◆ PROMPT: Go through the records below line by line, counting those that contain the word "this"; answer with the count only.

◆ TASK INPUTS:
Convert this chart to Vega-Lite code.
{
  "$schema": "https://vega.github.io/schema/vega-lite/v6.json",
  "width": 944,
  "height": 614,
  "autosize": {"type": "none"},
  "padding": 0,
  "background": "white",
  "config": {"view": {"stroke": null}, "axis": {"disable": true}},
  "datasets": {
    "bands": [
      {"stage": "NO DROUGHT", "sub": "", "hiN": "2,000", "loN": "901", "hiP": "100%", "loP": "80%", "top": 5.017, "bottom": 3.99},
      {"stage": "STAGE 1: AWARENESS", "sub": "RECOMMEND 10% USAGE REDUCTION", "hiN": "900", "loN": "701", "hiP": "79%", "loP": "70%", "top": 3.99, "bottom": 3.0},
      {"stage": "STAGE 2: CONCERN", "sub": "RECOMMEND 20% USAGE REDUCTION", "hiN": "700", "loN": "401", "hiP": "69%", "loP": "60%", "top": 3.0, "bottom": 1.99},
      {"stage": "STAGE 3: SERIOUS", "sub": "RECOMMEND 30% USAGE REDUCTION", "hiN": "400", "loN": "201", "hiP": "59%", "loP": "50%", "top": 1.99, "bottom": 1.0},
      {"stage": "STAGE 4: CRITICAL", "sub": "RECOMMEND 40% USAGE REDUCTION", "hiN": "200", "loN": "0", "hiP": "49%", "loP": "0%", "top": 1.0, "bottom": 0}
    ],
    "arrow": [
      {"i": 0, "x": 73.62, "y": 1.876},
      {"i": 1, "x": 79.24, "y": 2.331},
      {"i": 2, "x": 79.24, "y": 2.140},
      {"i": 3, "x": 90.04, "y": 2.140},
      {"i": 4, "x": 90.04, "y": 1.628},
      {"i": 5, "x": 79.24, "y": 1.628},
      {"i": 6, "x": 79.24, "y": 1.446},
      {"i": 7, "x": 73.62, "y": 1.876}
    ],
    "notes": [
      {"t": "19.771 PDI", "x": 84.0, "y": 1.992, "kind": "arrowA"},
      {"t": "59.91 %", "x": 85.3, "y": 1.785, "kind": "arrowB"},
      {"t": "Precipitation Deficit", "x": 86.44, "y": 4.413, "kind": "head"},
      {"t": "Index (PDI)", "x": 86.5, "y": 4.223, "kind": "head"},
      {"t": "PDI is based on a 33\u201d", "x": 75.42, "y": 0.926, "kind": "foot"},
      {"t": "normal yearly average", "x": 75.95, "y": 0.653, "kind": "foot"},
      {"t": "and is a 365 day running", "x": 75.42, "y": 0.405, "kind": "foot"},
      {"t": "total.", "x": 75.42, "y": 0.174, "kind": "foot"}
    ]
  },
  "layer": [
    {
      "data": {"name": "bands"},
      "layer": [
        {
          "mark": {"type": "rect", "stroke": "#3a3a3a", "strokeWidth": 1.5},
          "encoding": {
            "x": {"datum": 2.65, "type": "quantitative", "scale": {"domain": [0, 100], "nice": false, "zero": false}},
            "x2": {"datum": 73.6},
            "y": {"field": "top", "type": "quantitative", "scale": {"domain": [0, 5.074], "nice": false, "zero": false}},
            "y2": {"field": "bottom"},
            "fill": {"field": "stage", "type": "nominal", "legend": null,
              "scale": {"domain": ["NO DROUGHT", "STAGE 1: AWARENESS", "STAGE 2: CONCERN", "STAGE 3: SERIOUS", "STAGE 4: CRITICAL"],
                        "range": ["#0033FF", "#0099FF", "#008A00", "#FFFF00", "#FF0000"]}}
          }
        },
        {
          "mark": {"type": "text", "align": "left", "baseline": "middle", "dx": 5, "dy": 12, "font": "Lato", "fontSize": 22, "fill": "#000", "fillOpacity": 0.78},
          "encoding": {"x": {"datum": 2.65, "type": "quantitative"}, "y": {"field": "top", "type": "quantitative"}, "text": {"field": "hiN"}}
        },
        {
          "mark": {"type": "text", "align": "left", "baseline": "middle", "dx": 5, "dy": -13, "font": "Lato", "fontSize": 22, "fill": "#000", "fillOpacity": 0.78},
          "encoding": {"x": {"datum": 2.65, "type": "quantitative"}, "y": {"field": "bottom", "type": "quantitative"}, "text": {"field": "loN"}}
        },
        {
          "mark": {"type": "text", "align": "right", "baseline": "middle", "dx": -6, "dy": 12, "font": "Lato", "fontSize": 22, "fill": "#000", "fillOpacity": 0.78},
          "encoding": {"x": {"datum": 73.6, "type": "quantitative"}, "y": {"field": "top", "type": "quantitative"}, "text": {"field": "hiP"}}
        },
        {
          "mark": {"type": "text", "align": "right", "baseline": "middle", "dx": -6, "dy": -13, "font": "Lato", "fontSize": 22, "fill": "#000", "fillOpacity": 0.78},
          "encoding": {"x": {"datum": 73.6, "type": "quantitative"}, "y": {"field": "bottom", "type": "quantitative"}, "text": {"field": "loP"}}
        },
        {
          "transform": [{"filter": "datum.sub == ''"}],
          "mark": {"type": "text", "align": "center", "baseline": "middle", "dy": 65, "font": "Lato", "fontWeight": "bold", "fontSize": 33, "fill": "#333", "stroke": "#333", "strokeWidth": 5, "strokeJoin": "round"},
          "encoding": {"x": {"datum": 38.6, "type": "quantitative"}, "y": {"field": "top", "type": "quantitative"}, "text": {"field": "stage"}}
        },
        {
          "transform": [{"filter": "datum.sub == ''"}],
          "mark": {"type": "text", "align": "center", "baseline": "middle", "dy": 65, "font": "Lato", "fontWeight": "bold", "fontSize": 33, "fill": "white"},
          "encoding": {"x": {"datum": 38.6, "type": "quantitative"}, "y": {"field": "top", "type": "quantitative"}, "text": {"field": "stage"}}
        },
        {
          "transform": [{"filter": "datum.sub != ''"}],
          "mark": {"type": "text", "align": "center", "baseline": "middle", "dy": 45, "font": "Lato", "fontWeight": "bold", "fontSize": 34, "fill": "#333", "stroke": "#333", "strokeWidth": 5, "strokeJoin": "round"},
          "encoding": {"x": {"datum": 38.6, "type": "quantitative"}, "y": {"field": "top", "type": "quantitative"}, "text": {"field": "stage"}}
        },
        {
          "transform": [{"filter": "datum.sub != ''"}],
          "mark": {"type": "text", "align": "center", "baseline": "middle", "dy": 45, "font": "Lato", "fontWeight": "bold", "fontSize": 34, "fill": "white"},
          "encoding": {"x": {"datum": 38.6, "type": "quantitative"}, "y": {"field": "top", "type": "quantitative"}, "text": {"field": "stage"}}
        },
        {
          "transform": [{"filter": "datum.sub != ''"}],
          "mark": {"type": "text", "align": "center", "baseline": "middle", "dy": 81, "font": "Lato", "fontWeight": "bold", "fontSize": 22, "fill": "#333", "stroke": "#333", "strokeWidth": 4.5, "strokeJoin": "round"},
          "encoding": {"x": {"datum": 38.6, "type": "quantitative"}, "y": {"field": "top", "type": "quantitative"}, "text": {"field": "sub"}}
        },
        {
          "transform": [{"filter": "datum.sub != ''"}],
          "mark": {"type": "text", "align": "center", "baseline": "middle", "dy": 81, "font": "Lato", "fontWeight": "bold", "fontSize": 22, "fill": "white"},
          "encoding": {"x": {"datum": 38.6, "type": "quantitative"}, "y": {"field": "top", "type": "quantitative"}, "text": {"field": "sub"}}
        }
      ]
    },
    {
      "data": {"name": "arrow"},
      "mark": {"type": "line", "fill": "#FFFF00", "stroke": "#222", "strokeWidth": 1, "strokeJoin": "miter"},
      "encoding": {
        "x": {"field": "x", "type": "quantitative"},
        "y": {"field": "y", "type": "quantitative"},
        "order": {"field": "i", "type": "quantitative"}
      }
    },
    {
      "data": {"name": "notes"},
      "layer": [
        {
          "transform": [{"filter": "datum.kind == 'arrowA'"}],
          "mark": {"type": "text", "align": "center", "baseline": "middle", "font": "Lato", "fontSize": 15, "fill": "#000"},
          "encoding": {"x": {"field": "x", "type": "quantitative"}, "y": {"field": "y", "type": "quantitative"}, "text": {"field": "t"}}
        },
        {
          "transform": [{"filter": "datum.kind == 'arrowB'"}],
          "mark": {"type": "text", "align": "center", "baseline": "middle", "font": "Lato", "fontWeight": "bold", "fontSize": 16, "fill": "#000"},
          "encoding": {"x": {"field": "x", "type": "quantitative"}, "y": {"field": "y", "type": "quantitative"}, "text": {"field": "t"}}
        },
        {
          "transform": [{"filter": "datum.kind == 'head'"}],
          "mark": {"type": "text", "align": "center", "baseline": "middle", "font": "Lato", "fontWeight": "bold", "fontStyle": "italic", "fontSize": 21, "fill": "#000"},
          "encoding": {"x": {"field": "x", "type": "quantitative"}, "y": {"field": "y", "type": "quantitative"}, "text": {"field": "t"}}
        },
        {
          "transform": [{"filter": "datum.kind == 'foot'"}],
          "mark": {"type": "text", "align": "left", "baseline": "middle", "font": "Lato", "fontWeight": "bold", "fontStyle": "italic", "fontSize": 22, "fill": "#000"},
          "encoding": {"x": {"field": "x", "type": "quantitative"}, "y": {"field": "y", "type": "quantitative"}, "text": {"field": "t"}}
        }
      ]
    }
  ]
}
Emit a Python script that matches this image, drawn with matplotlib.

◆ COMPLETED TASK: 2